AI-Generated Influencers Are Taking Over Social Media — and Brands Are Paying Attention
The influencer marketing industry, worth an estimated $30 billion globally, is being disrupted by a new category of competitor that never sleeps, never ages, never gets into scandals, and costs a fraction of human talent: AI-generated virtual influencers. These digital humans — photorealistic avatars powered by AI — are accumulating real followers, securing real brand deals, and raising real questions about what authenticity means in an era when the person promoting a product may not be a person at all.

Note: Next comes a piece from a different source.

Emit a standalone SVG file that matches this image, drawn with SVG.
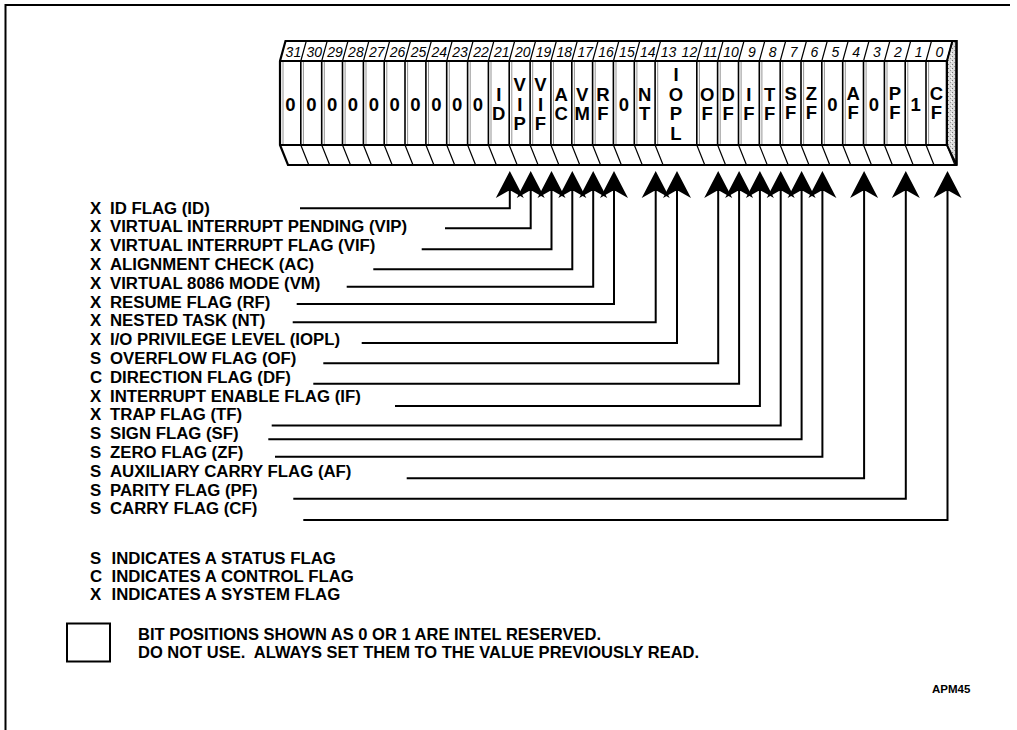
<svg xmlns="http://www.w3.org/2000/svg" width="1017" height="730" viewBox="0 0 1017 730">
<style>
.lbl{font-family:"Liberation Sans",Arial,sans-serif;font-weight:bold;font-size:16.8px;fill:#000}
.leg{font-family:"Liberation Sans",Arial,sans-serif;font-weight:bold;font-size:16.5px;fill:#000}
.cell{font-family:"Liberation Sans",Arial,sans-serif;font-weight:bold;font-size:18.5px;text-anchor:middle;fill:#000}
.num{font-family:"Liberation Sans",Arial,sans-serif;font-style:italic;font-size:14px;text-anchor:middle;fill:#000}
.conn{fill:none;stroke:#000;stroke-width:2;marker-end:url(#ah)}
.out{fill:none;stroke:#000;stroke-width:2.2;stroke-linejoin:miter}
.div{stroke:#000;stroke-width:1.6}
.shd{stroke:#666;stroke-width:0.7}
.thin{stroke:#000;stroke-width:1.2}
</style>
<defs>
<marker id="ah" markerUnits="userSpaceOnUse" viewBox="-28 -15 30 30" refX="-6" refY="0" markerWidth="30" markerHeight="30" orient="auto">
<path d="M0,0 L-27,-14 L-20,-1.6 L-20,1.6 L-27,14 Z" fill="#000"/>
</marker>
<pattern id="stip" width="4" height="4" patternUnits="userSpaceOnUse">
<rect width="4" height="4" fill="#dcdcdc"/>
<rect x="0" y="0" width="1" height="1" fill="#777"/>
<rect x="2" y="2" width="1" height="1" fill="#999"/>
<rect x="3" y="1" width="1" height="1" fill="#fff"/>
</pattern>
</defs>

<g id="frame">
<path d="M5.5,730 V5 H1010" fill="none" stroke="#000" stroke-width="2"/>
</g>

<g id="register">
<polygon points="946.9,61 952.4,41 956.5,41 956.5,165 946.9,145" fill="url(#stip)" stroke="#000" stroke-width="2"/>
<path class="out" d="M280,61 L285.5,41 H956.5 V165 H288 L280,145 Z"/>
<path class="out" d="M280,61 H946.9 V145 H280"/>
<path class="thin" d="M946.9,145 L954.9,165"/>
<g id="header-slashes" class="thin">
<path d="M300.8,61 L306.3,41 M321.7,61 L327.2,41 M342.5,61 L348,41 M363.4,61 L368.9,41 M384.2,61 L389.7,41 M405,61 L410.5,41 M425.9,61 L431.4,41 M446.7,61 L452.2,41 M467.6,61 L473.1,41 M488.4,61 L493.9,41 M509.2,61 L514.7,41 M530.1,61 L535.6,41 M550.9,61 L556.4,41 M571.8,61 L577.3,41 M592.6,61 L598.1,41 M613.4,61 L618.9,41 M634.3,61 L639.8,41 M655.1,61 L660.6,41 M696.8,61 L702.3,41 M717.6,61 L723.1,41 M738.5,61 L744,41 M759.3,61 L764.8,41 M780.2,61 L785.7,41 M801,61 L806.5,41 M821.8,61 L827.3,41 M842.7,61 L848.2,41 M863.5,61 L869,41 M884.4,61 L889.9,41 M905.2,61 L910.7,41 M926,61 L931.5,41 M946.9,61 L952.4,41"/>
</g>
<g id="bottom-slashes" class="thin">
<path d="M300.8,145 L308.8,165 M321.7,145 L329.7,165 M342.5,145 L350.5,165 M363.4,145 L371.4,165 M384.2,145 L392.2,165 M405,145 L413,165 M425.9,145 L433.9,165 M446.7,145 L454.7,165 M467.6,145 L475.6,165 M488.4,145 L496.4,165 M509.2,145 L517.2,165 M530.1,145 L538.1,165 M550.9,145 L558.9,165 M571.8,145 L579.8,165 M592.6,145 L600.6,165 M613.4,145 L621.4,165 M634.3,145 L642.3,165 M655.1,145 L663.1,165 M696.8,145 L704.8,165 M717.6,145 L725.6,165 M738.5,145 L746.5,165 M759.3,145 L767.3,165 M780.2,145 L788.2,165 M801,145 L809,165 M821.8,145 L829.8,165 M842.7,145 L850.7,165 M863.5,145 L871.5,165 M884.4,145 L892.4,165 M905.2,145 L913.2,165 M926,145 L934,165"/>
</g>
<g id="cell-dividers">
<path class="div" d="M300.8,61 V145 M321.7,61 V145 M342.5,61 V145 M363.4,61 V145 M384.2,61 V145 M405,61 V145 M425.9,61 V145 M446.7,61 V145 M467.6,61 V145 M488.4,61 V145 M509.2,61 V145 M530.1,61 V145 M550.9,61 V145 M571.8,61 V145 M592.6,61 V145 M613.4,61 V145 M634.3,61 V145 M655.1,61 V145 M696.8,61 V145 M717.6,61 V145 M738.5,61 V145 M759.3,61 V145 M780.2,61 V145 M801,61 V145 M821.8,61 V145 M842.7,61 V145 M863.5,61 V145 M884.4,61 V145 M905.2,61 V145 M926,61 V145"/>
<path class="shd" d="M283,62 V144 M303.4,62 V144 M324.3,62 V144 M345.1,62 V144 M366,62 V144 M386.8,62 V144 M407.6,62 V144 M428.5,62 V144 M449.3,62 V144 M470.2,62 V144 M491,62 V144 M511.8,62 V144 M532.7,62 V144 M553.5,62 V144 M574.4,62 V144 M595.2,62 V144 M616,62 V144 M636.9,62 V144 M657.7,62 V144 M699.4,62 V144 M720.2,62 V144 M741.1,62 V144 M761.9,62 V144 M782.8,62 V144 M803.6,62 V144 M824.4,62 V144 M845.3,62 V144 M866.1,62 V144 M887,62 V144 M907.8,62 V144 M928.6,62 V144"/>
</g>
<g id="bit-numbers">
<text class="num" x="293.4" y="56.5">31</text>
<text class="num" x="314.3" y="56.5">30</text>
<text class="num" x="335.1" y="56.5">29</text>
<text class="num" x="355.9" y="56.5">28</text>
<text class="num" x="376.8" y="56.5">27</text>
<text class="num" x="397.6" y="56.5">26</text>
<text class="num" x="418.5" y="56.5">25</text>
<text class="num" x="439.3" y="56.5">24</text>
<text class="num" x="460.1" y="56.5">23</text>
<text class="num" x="481" y="56.5">22</text>
<text class="num" x="501.8" y="56.5">21</text>
<text class="num" x="522.7" y="56.5">20</text>
<text class="num" x="543.5" y="56.5">19</text>
<text class="num" x="564.3" y="56.5">18</text>
<text class="num" x="585.2" y="56.5">17</text>
<text class="num" x="606" y="56.5">16</text>
<text class="num" x="626.9" y="56.5">15</text>
<text class="num" x="647.7" y="56.5">14</text>
<text class="num" x="668.5" y="56.5">13</text>
<text class="num" x="689.4" y="56.5">12</text>
<text class="num" x="710.2" y="56.5">11</text>
<text class="num" x="731.1" y="56.5">10</text>
<text class="num" x="751.9" y="56.5">9</text>
<text class="num" x="772.7" y="56.5">8</text>
<text class="num" x="793.6" y="56.5">7</text>
<text class="num" x="814.4" y="56.5">6</text>
<text class="num" x="835.3" y="56.5">5</text>
<text class="num" x="856.1" y="56.5">4</text>
<text class="num" x="876.9" y="56.5">3</text>
<text class="num" x="897.8" y="56.5">2</text>
<text class="num" x="918.6" y="56.5">1</text>
<text class="num" x="939.5" y="56.5">0</text>
</g>
<g id="cells">
<g id="bit31"><text class="cell" x="290.4" y="110.5">0</text></g>
<g id="bit30"><text class="cell" x="311.3" y="110.5">0</text></g>
<g id="bit29"><text class="cell" x="332.1" y="110.5">0</text></g>
<g id="bit28"><text class="cell" x="352.9" y="110.5">0</text></g>
<g id="bit27"><text class="cell" x="373.8" y="110.5">0</text></g>
<g id="bit26"><text class="cell" x="394.6" y="110.5">0</text></g>
<g id="bit25"><text class="cell" x="415.5" y="110.5">0</text></g>
<g id="bit24"><text class="cell" x="436.3" y="110.5">0</text></g>
<g id="bit23"><text class="cell" x="457.1" y="110.5">0</text></g>
<g id="bit22"><text class="cell" x="478" y="110.5">0</text></g>
<g id="bit21-ID"><text class="cell" x="498.8" y="100.7">I</text><text class="cell" x="498.8" y="120.2">D</text></g>
<g id="bit20-VIP"><text class="cell" x="519.7" y="91">V</text><text class="cell" x="519.7" y="110.5">I</text><text class="cell" x="519.7" y="130">P</text></g>
<g id="bit19-VIF"><text class="cell" x="540.5" y="91">V</text><text class="cell" x="540.5" y="110.5">I</text><text class="cell" x="540.5" y="130">F</text></g>
<g id="bit18-AC"><text class="cell" x="561.3" y="100.7">A</text><text class="cell" x="561.3" y="120.2">C</text></g>
<g id="bit17-VM"><text class="cell" x="582.2" y="100.7">V</text><text class="cell" x="582.2" y="120.2">M</text></g>
<g id="bit16-RF"><text class="cell" x="603" y="100.7">R</text><text class="cell" x="603" y="120.2">F</text></g>
<g id="bit15"><text class="cell" x="623.9" y="110.5">0</text></g>
<g id="bit14-NT"><text class="cell" x="644.7" y="100.7">N</text><text class="cell" x="644.7" y="120.2">T</text></g>
<g id="bit13-12-IOPL"><text class="cell" x="676" y="81.2">I</text><text class="cell" x="676" y="100.7">O</text><text class="cell" x="676" y="120.2">P</text><text class="cell" x="676" y="139.7">L</text></g>
<g id="bit11-OF"><text class="cell" x="707.2" y="100.7">O</text><text class="cell" x="707.2" y="120.2">F</text></g>
<g id="bit10-DF"><text class="cell" x="728.1" y="100.7">D</text><text class="cell" x="728.1" y="120.2">F</text></g>
<g id="bit9-IF"><text class="cell" x="748.9" y="100.7">I</text><text class="cell" x="748.9" y="120.2">F</text></g>
<g id="bit8-TF"><text class="cell" x="769.7" y="100.7">T</text><text class="cell" x="769.7" y="120.2">F</text></g>
<g id="bit7-SF"><text class="cell" x="790.6" y="99.5">S</text><text class="cell" x="790.6" y="119">F</text></g>
<g id="bit6-ZF"><text class="cell" x="811.4" y="99.5">Z</text><text class="cell" x="811.4" y="119">F</text></g>
<g id="bit5"><text class="cell" x="832.3" y="110.5">0</text></g>
<g id="bit4-AF"><text class="cell" x="853.1" y="99.5">A</text><text class="cell" x="853.1" y="119">F</text></g>
<g id="bit3"><text class="cell" x="873.9" y="110.5">0</text></g>
<g id="bit2-PF"><text class="cell" x="894.8" y="99.5">P</text><text class="cell" x="894.8" y="119">F</text></g>
<g id="bit1"><text class="cell" x="915.6" y="110.5">1</text></g>
<g id="bit0-CF"><text class="cell" x="936.5" y="99.5">C</text><text class="cell" x="936.5" y="119">F</text></g>
</g>
</g>

<g id="labels">
<g id="lbl-ID"><text class="lbl" x="90" y="213.5">X</text><text class="lbl" x="110" y="213.5">ID FLAG (ID)</text></g>
<g id="lbl-VIP"><text class="lbl" x="90" y="232.3">X</text><text class="lbl" x="110" y="232.3">VIRTUAL INTERRUPT PENDING (VIP)</text></g>
<g id="lbl-VIF"><text class="lbl" x="90" y="251.1">X</text><text class="lbl" x="110" y="251.1">VIRTUAL INTERRUPT FLAG (VIF)</text></g>
<g id="lbl-AC"><text class="lbl" x="90" y="269.9">X</text><text class="lbl" x="110" y="269.9">ALIGNMENT CHECK (AC)</text></g>
<g id="lbl-VM"><text class="lbl" x="90" y="288.7">X</text><text class="lbl" x="110" y="288.7">VIRTUAL 8086 MODE (VM)</text></g>
<g id="lbl-RF"><text class="lbl" x="90" y="307.5">X</text><text class="lbl" x="110" y="307.5">RESUME FLAG (RF)</text></g>
<g id="lbl-NT"><text class="lbl" x="90" y="326.3">X</text><text class="lbl" x="110" y="326.3">NESTED TASK (NT)</text></g>
<g id="lbl-IOPL"><text class="lbl" x="90" y="345.1">X</text><text class="lbl" x="110" y="345.1">I/O PRIVILEGE LEVEL (IOPL)</text></g>
<g id="lbl-OF"><text class="lbl" x="90" y="363.9">S</text><text class="lbl" x="110" y="363.9">OVERFLOW FLAG (OF)</text></g>
<g id="lbl-DF"><text class="lbl" x="90" y="382.7">C</text><text class="lbl" x="110" y="382.7">DIRECTION FLAG (DF)</text></g>
<g id="lbl-IF"><text class="lbl" x="90" y="401.5">X</text><text class="lbl" x="110" y="401.5">INTERRUPT ENABLE FLAG (IF)</text></g>
<g id="lbl-TF"><text class="lbl" x="90" y="420.3">X</text><text class="lbl" x="110" y="420.3">TRAP FLAG (TF)</text></g>
<g id="lbl-SF"><text class="lbl" x="90" y="439.1">S</text><text class="lbl" x="110" y="439.1">SIGN FLAG (SF)</text></g>
<g id="lbl-ZF"><text class="lbl" x="90" y="457.9">S</text><text class="lbl" x="110" y="457.9">ZERO FLAG (ZF)</text></g>
<g id="lbl-AF"><text class="lbl" x="90" y="476.7">S</text><text class="lbl" x="110" y="476.7">AUXILIARY CARRY FLAG (AF)</text></g>
<g id="lbl-PF"><text class="lbl" x="90" y="495.5">S</text><text class="lbl" x="110" y="495.5">PARITY FLAG (PF)</text></g>
<g id="lbl-CF"><text class="lbl" x="90" y="514.3">S</text><text class="lbl" x="110" y="514.3">CARRY FLAG (CF)</text></g>
</g>

<g id="connectors">
<path class="conn" d="M300,208.3 H509.8 V177"/>
<path class="conn" d="M445,228.3 H530.7 V177"/>
<path class="conn" d="M421.7,249.3 H551.5 V177"/>
<path class="conn" d="M373.3,269.3 H572.3 V177"/>
<path class="conn" d="M346.7,286.7 H593.2 V177"/>
<path class="conn" d="M296.7,304 H614 V177"/>
<path class="conn" d="M292.7,322.3 H655.7 V177"/>
<path class="conn" d="M361.7,343 H677 V177"/>
<path class="conn" d="M323.3,363.3 H718.2 V177"/>
<path class="conn" d="M313.3,383.7 H739.1 V177"/>
<path class="conn" d="M395,406 H759.9 V177"/>
<path class="conn" d="M271.7,425.5 H780.7 V177"/>
<path class="conn" d="M268.3,439.2 H801.6 V177"/>
<path class="conn" d="M275,456.7 H822.4 V177"/>
<path class="conn" d="M406.7,478.2 H864.1 V177"/>
<path class="conn" d="M293.3,498.7 H905.8 V177"/>
<path class="conn" d="M303.3,520 H947.5 V177"/>
</g>

<g id="legend">
<g id="leg-S"><text class="lbl" x="90" y="563.5">S</text><text class="lbl" x="111.5" y="563.5">INDICATES A STATUS FLAG</text></g>
<g id="leg-C"><text class="lbl" x="90" y="581.5">C</text><text class="lbl" x="111.5" y="581.5">INDICATES A CONTROL FLAG</text></g>
<g id="leg-X"><text class="lbl" x="90" y="599.5">X</text><text class="lbl" x="111.5" y="599.5">INDICATES A SYSTEM FLAG</text></g>
<g id="leg-reserved">
<rect x="67" y="623.5" width="43" height="38" fill="#fff" stroke="#000" stroke-width="2"/>
<text class="leg" x="138" y="640">BIT POSITIONS SHOWN AS 0 OR 1 ARE INTEL RESERVED.</text>
<text class="leg" x="138" y="658" xml:space="preserve">DO NOT USE.  ALWAYS SET THEM TO THE VALUE PREVIOUSLY READ.</text>
</g>
<text x="932" y="693" font-family="Liberation Sans, Arial, sans-serif" font-weight="bold" font-size="11.5">APM45</text>
</g>
</svg>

The Virtual Influencer Landscape
AI-generated influencers range from clearly artificial characters — anime-style avatars that make no pretense of being human — to photorealistic creations that are nearly indistinguishable from real people in static images. The technology has advanced to the point where AI can generate not just static images but video content, with virtual influencers “speaking,” “moving,” and “interacting” in ways that are increasingly convincing.
The economics are compelling for brands. A human influencer with a million followers might charge tens of thousands of dollars per post, has scheduling constraints, can become embroiled in controversy, and may age out of relevance. A virtual influencer costs a fraction as much to “hire,” can produce unlimited content on any schedule, will never say anything off-brand, and can be precisely tailored to the brand’s target demographic. For brands focused on ROI rather than human connection, the math favors the virtual option.
The Authenticity Question
The rise of AI influencers raises uncomfortable questions about authenticity in marketing. Influencer marketing’s value proposition has always been rooted in perceived authenticity — the sense that a real person genuinely endorses a product they use and believe in. When the “person” is an AI creation with no genuine preferences, experiences, or beliefs, that authenticity proposition collapses.
Regulatory attention is increasing. Several jurisdictions are considering or have implemented disclosure requirements for AI-generated content in advertising. The Federal Trade Commission in the United States has indicated that existing truth-in-advertising principles apply to AI-generated influencers — if a virtual influencer appears to endorse a product, the audience deserves to know that the endorsement is not from a real person with real experience of the product.
The disclosure question is more complex than it appears. If a virtual influencer is clearly artificial — an animated character that no reasonable person would mistake for human — is disclosure necessary? If the influencer appears photorealistic but the content is clearly fantastical — flying through space, interacting with impossible environments — does that constitute implicit disclosure? These are questions that regulators, platforms, and brands are still working through.
The Broader Implications
AI influencers are a specific manifestation of a broader trend: the blurring of the line between human and AI-generated content in digital spaces. The same technologies that power virtual influencers also power AI-generated product descriptions, customer service interactions, and creative content. As these technologies proliferate, the question “is this real?” will become increasingly difficult to answer — and increasingly important to ask.
For brands, the strategic question is not whether to use AI-generated content but how, and with what level of transparency. The brands that use AI authentically — being upfront about what is AI-generated and what is not — may build more durable trust than those that attempt to pass off artificial content as genuine. In a world where AI can generate anything, transparency becomes a differentiator.